My task is to make multi labels classification which I choose CrossEntropyLoss to do so. However, I have to reimplement a CELoss function as the pytorch built-in CELoss only accept a single label tensor as target (shape [batch, ]). Here is the loss part of my code:

# using built-in loss function
labels[:, 1:] = 0  # to debug, I simplify the task to single label classification.
labels = labels.sum(-1)
logits = logits.view(-1, class_num)
labels = labels.view(-1)
loss_fct = CrossEntropyLoss()
loss = loss_fct(logits, labels)

# my implementation
bs, label_num = labels.size()
labels[:, 1:] = 0
log_softmax_output = torch.log(F.softmax(logits, dim=-1))
log_softmax_output = log_softmax_output.view(-1, class_num)

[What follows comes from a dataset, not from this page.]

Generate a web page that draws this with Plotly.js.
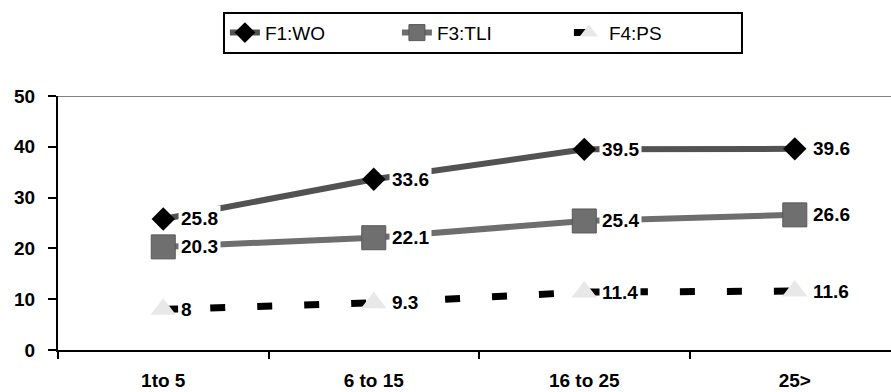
<!DOCTYPE html>
<html>
<head>
<meta charset="utf-8">
<script src="https://cdn.plot.ly/plotly-3.0.1.min.js"></script>
<style>
  html, body { margin: 0; padding: 0; background: #fff; }
  #chart { width: 891px; height: 392px; }
</style>
</head>
<body>
<div id="chart"></div>
<script>
// Age bands (years) on the category axis
const categories = ['1to 5', '6 to 15', '16 to 25', '25>'];

// Factor scores per age band
const seriesNames = ['F1:WO', 'F3:TLI', 'F4:PS'];
const wo  = [25.8, 33.6, 39.5, 39.6];
const tli = [20.3, 22.1, 25.4, 26.6];
const ps  = [8, 9.3, 11.4, 11.6];

const yTicks = [0, 10, 20, 30, 40, 50];

const traces = [
  {
    name: seriesNames[0], x: categories, y: wo, type: 'scatter', mode: 'lines+markers',
    line: { color: '#525252', width: 6 },
    marker: { symbol: 'diamond', size: 18, color: '#000', line: { width: 0 } }
  },
  {
    name: seriesNames[1], x: categories, y: tli, type: 'scatter', mode: 'lines+markers',
    line: { color: '#6e6e6e', width: 6 },
    marker: { symbol: 'square', size: 24, color: '#6f6f6f', line: { color: '#585858', width: 1 } }
  },
  {
    name: seriesNames[2], x: categories, y: ps, type: 'scatter', mode: 'lines+markers',
    line: { color: '#000', width: 7, dash: '15px,32px' },
    marker: { symbol: 'triangle-up', size: 22, color: '#e8e8e8', line: { width: 0 } }
  }
];

// Value labels sit right of each point on a white box, which hides the line behind them
const labelFont = { family: 'Liberation Sans, Arial, sans-serif', size: 19, color: '#000', weight: 'bold' };
const annotations = [];
[wo, tli, ps].forEach(vals => {
  vals.forEach((v, i) => {
    annotations.push({
      x: categories[i], y: v, xref: 'x', yref: 'y',
      text: '<b>' + v + '</b>', showarrow: false,
      xanchor: 'left', yanchor: 'middle', xshift: 15,
      bgcolor: '#fff', borderpad: 2, font: labelFont
    });
  });
});

const layout = {
  width: 891, height: 392,
  margin: { l: 58, r: 0, t: 96, b: 42 },
  paper_bgcolor: '#fff', plot_bgcolor: '#fff',
  showlegend: true,
  legend: {
    orientation: 'h', xref: 'container', yref: 'container',
    x: 0.542, xanchor: 'center', y: 0.97, yanchor: 'top',
    bordercolor: '#000', borderwidth: 2, bgcolor: '#fff',
    entrywidth: 127,
    font: { family: 'Liberation Sans, Arial, sans-serif', size: 19, color: '#000' }
  },
  xaxis: {
    type: 'category', range: [-0.5, 3.457],
    showgrid: false, zeroline: false,
    showline: true, linecolor: '#000', linewidth: 2,
    ticks: 'outside', tickson: 'boundaries', ticklen: 7, tickwidth: 2, tickcolor: '#000',
    ticklabelstandoff: 12,
    tickfont: { family: 'Liberation Sans, Arial, sans-serif', size: 19, color: '#000', weight: 'bold' }
  },
  yaxis: {
    range: [0, 50], tickvals: yTicks, ticktext: yTicks.map(String),
    showgrid: false, zeroline: false,
    showline: true, linecolor: '#000', linewidth: 2,
    ticks: 'outside', ticklen: 8, tickwidth: 2, tickcolor: '#000',
    ticklabelstandoff: 9,
    tickfont: { family: 'Liberation Sans, Arial, sans-serif', size: 19, color: '#000', weight: 'bold' }
  },
  // single grey rule along the top of the plot area
  shapes: [{
    type: 'line', xref: 'paper', yref: 'y', x0: 0, x1: 1, y0: yTicks[yTicks.length - 1], y1: yTicks[yTicks.length - 1],
    line: { color: '#808080', width: 2 }, layer: 'below'
  }],
  annotations: annotations
};

Plotly.newPlot('chart', traces, layout, { displayModeBar: false, staticPlot: true });
</script>
</body>
</html>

w = torch.arange(label_num, dtype=logits.dtype, device=logits.device).view(1, label_num).tile([bs, 1])
nonzero_label_num = (labels > 0).to(logits.dtype).sum(dim=-1, keepdim=True)
w = ((nonzero_label_num - w) / nonzero_label_num) * (labels > 0).to(logits.dtype)

labels = labels.view(-1, label_num)
w = w.view(-1, label_num)
w = w[labels > 0] #[batchsize * nonzero_label_num]

relevant_logits = torch.gather(log_softmax_output, dim=-1, index=labels)
relevant_logits = relevant_logits[labels > 0] * w
loss2 = -relevant_logits.mean()
#print(loss, loss2)

The labels is a list zero-padding to a fixed label_num and the nonzero_label_num denotes actual class num of this sample. The label importance decrease from index 0 to nonzero_label_num which I use w to represent the multi labels importance. The problem becomes a common single label classification when I set label[:, 1:] = 0.

Under the single label prediction condition (to debug the code), I ran the code and the output shows that loss and loss2 are equal.

But the strange thing appears when the training procedure comes to a specific step. The gradients stop changing in the second implementation as well as the cosine LR_scheduler,

while the built-in implementation works fine.

So what’s the problem? Can any one help? Thanks so much.

the stdout:

built-in CELoss:

Replace log_softmax_output = torch.log(F.softmax(logits, dim=-1)) with F.log_softmax for more numerical stability.
Besides that you could use nn.BCEWithLogitsLoss for a multi-label classification where each sample belongs to zero, one, or multiple classes.

1 Like

Problem solved. Many thanks!!! :heart: :heart: :heart: